Given request:
Below is a listing to write out in full, exactly as given, without its pictures.

--*--

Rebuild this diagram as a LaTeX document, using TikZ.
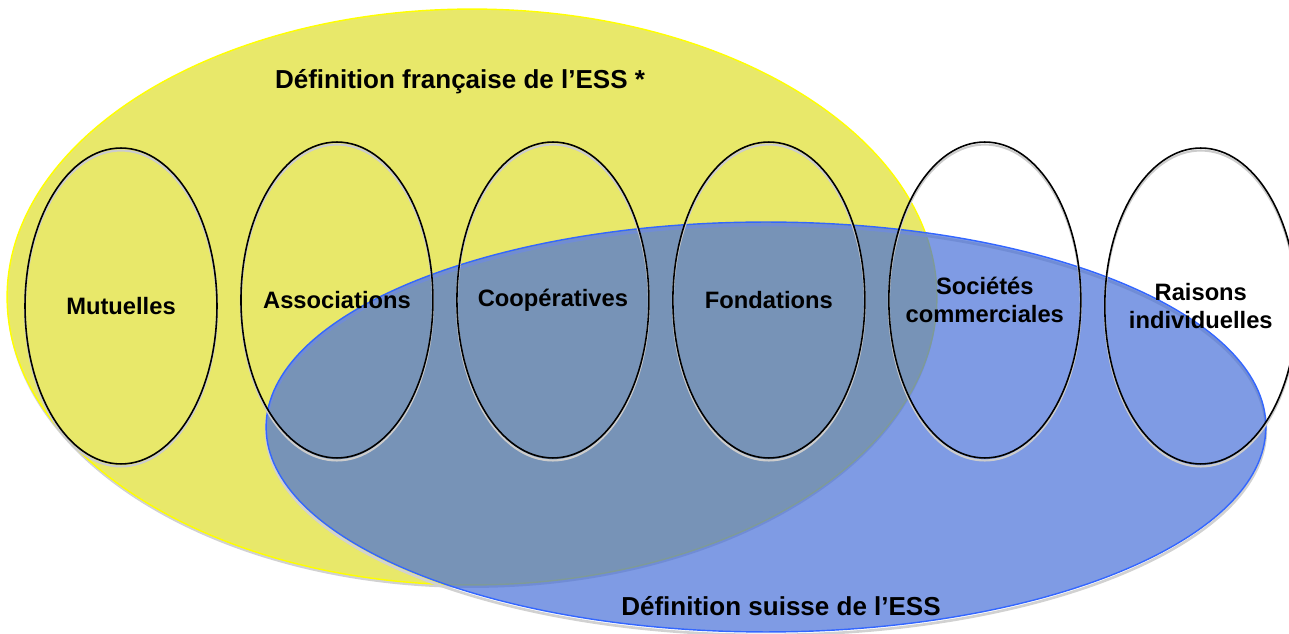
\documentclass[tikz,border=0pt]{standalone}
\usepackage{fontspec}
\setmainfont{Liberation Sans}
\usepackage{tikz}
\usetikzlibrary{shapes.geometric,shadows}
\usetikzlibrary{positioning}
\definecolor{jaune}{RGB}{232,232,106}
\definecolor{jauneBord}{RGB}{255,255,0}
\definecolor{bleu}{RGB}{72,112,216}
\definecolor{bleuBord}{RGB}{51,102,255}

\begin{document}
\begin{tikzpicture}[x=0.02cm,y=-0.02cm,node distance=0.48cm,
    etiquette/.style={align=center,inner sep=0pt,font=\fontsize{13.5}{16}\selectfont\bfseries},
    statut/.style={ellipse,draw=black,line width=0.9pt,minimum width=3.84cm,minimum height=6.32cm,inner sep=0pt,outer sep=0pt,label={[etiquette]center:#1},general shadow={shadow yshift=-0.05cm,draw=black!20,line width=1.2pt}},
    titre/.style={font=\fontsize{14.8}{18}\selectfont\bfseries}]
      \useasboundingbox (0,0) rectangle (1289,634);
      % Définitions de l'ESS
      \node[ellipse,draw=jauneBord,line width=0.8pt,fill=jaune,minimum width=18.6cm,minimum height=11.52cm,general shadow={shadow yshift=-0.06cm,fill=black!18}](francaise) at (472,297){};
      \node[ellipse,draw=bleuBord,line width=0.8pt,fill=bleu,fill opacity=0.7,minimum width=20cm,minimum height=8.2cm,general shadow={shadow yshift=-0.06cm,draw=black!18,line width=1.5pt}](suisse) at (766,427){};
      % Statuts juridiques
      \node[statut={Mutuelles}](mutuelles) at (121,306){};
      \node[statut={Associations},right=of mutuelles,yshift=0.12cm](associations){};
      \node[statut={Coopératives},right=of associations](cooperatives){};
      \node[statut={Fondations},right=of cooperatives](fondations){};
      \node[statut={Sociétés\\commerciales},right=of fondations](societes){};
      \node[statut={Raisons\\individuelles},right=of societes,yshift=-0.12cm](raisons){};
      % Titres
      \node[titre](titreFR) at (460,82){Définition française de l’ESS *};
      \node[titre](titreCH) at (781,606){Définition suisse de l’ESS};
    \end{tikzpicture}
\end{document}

--*--

Result:
Rebuild this diagram as a LaTeX document, using TikZ.
\documentclass[tikz,border=0pt]{standalone}
\usepackage{fontspec}
\setmainfont{Liberation Sans}
\usepackage{tikz}
\usetikzlibrary{shapes.geometric,shadows}
\usetikzlibrary{positioning}
\definecolor{jaune}{RGB}{232,232,106}
\definecolor{jauneBord}{RGB}{255,255,0}
\definecolor{bleu}{RGB}{72,112,216}
\definecolor{bleuBord}{RGB}{51,102,255}

\begin{document}
\begin{tikzpicture}[x=0.02cm,y=-0.02cm,node distance=0.48cm,
    etiquette/.style={align=center,inner sep=0pt,font=\fontsize{13.5}{16}\selectfont\bfseries},
    statut/.style={ellipse,draw=black,line width=0.9pt,minimum width=3.84cm,minimum height=6.32cm,inner sep=0pt,outer sep=0pt,label={[etiquette]center:#1},general shadow={shadow yshift=-0.05cm,draw=black!20,line width=1.2pt}},
    titre/.style={font=\fontsize{14.8}{18}\selectfont\bfseries}]
      \useasboundingbox (0,0) rectangle (1289,634);
      % Définitions de l'ESS
      \node[ellipse,draw=jauneBord,line width=0.8pt,fill=jaune,minimum width=18.6cm,minimum height=11.52cm,general shadow={shadow yshift=-0.06cm,fill=black!18}](francaise) at (472,297){};
      \node[ellipse,draw=bleuBord,line width=0.8pt,fill=bleu,fill opacity=0.7,minimum width=20cm,minimum height=8.2cm,general shadow={shadow yshift=-0.06cm,draw=black!18,line width=1.5pt}](suisse) at (766,427){};
      % Statuts juridiques
      \node[statut={Mutuelles}](mutuelles) at (121,306){};
      \node[statut={Associations},right=of mutuelles,yshift=0.12cm](associations){};
      \node[statut={Coopératives},right=of associations](cooperatives){};
      \node[statut={Fondations},right=of cooperatives](fondations){};
      \node[statut={Sociétés\\commerciales},right=of fondations](societes){};
      \node[statut={Raisons\\individuelles},right=of societes,yshift=-0.12cm](raisons){};
      % Titres
      \node[titre](titreFR) at (460,82){Définition française de l’ESS *};
      \node[titre](titreCH) at (781,606){Définition suisse de l’ESS};
    \end{tikzpicture}
\end{document}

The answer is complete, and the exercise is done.